In April 2023, the EPA issued an Advanced Notice of Proposed Rulemaking (ANPRM) requesting input on the designation of seven PFAS as “hazardous substances” under the Comprehensive Environmental Response, Compensation, and Liability Act (CERCLA). This NPRM followed a proposed rule released in August 2022, which would designate the two most ubiquitous PFAS—PFOA and PFOS—as hazardous substances.

As detailed in our alert, these designations, if finalized, would impose liability on various parties, including past and present owners and operators of contaminated properties, entities that arranged for the disposal of the relevant PFAS at the contaminated properties, and even transporters. The potential liability implications are significant, given CERCLA’s regime of strict, joint, and several liability, as well as the EPA’s proposed maximum contaminant levels (MCLs) for six PFAS, including PFOA and PFOS. MCLs serve as de facto cleanup levels, and the concentrations proposed for PFOA and PFOS are orders of magnitude lower than for other industrial chemicals, meaning potentially prolonged remediations and higher costs relative to contamination involving other regulated chemicals.

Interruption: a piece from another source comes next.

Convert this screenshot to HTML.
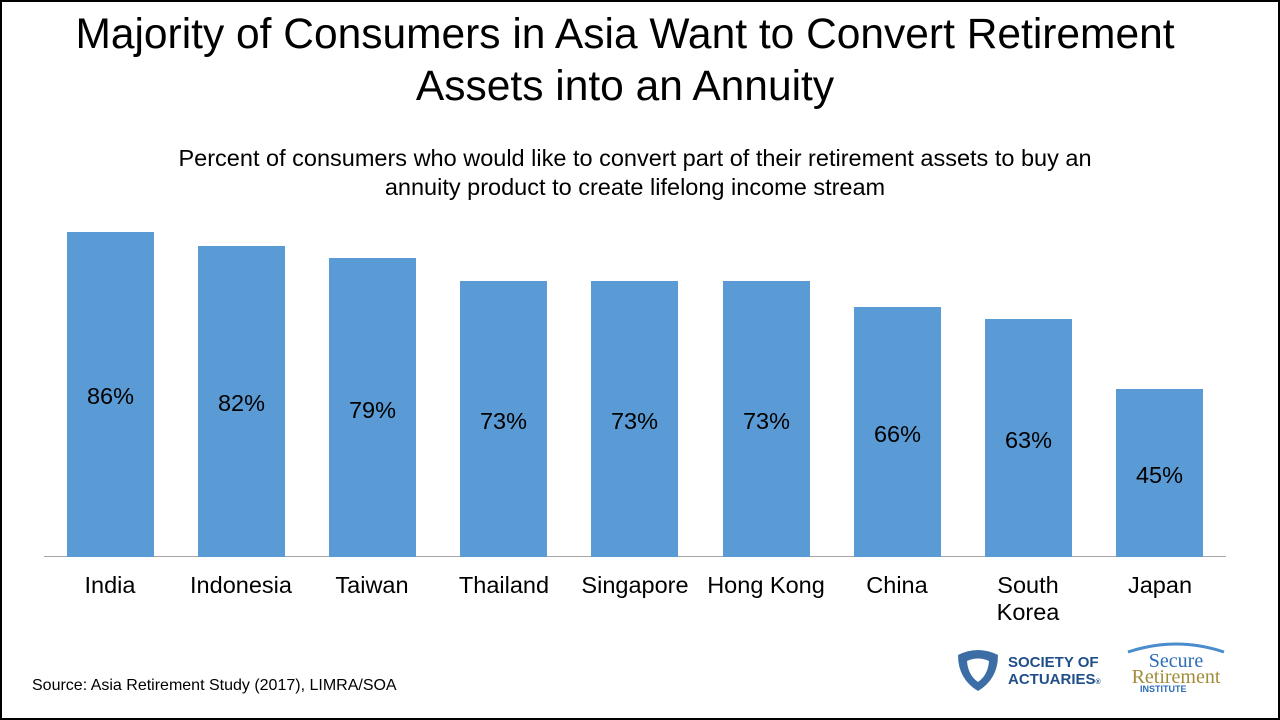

Because CERCLA liability may attach irrespective of the intent or negligence, the proposed rulemakings stand to affect, among others, “passive receivers” of wastes and chemicals containing PFAS. These are entities that may unknowingly accept possession of or otherwise handle PFAS as an intrinsic part of their operations based primarily on the ubiquity of these chemicals. The EPA has informally signaled that it does not plan to enforce against four categories of passive receivers: (1) municipal solid waste landfills, (2) public water utilities, (3) certain agricultural operations involving the land application of biosolids, and (4) airports, where PFAS-containing aqueous film forming foam have traditionally been released as part of firefighting activities.

In early May 2023, in direct response to the EPA’s action, U.S. senators John Boozman (R-AR) and Cynthia Lummis (R-WY) introduced five bills to protect certain categories of passive receivers from the threat of CERCLA liability. S.B. 1430, the Water Systems PFAS Liability Protection Act, would prevent parties from recovering under CERCLA from municipal water systems, water treatment operators, municipal stormwater dischargers, or local water agencies and contractors thereof, that release PFAS as part of their operations. Four related bills would prevent parties from recovering from certain agricultural operations (S. 1427), airports (S. 1433), entities using fire suppression systems containing PFAS (in accordance with applicable law) (S. 1432), and resource management facilities (S. 1429), for costs arising from a release to the environment of certain PFAS.

Most recently, the Senate Environment and Public Works Chair Tom Carper (D-DE) and ranking member Senator Shelley Moore Capito (R-WV) released draft legislation to improve the mitigation and remediation of PFAS contamination. The bill has received particular attention for employing a narrower definition of PFAS, which would soften the potential blow of liability against publicly owned wastewater treatment works. The bill has not been formally introduced, and the timing for moving the legislation is unclear.

The flurry of PFAS-related bills proposed statutory amendments to CERCLA is notable, as the last major statutory amendment occurred over 20 years ago, with the Brownfields Amendments. The current climate provides a unique opportunity for businesses and stakeholders to shape the future of CERCLA liability as it pertains to PFAS, as lawmakers will be inclined to consider the input of their constituents in further refining proposed bills, proposing future bills, or voting on any proposed legislation.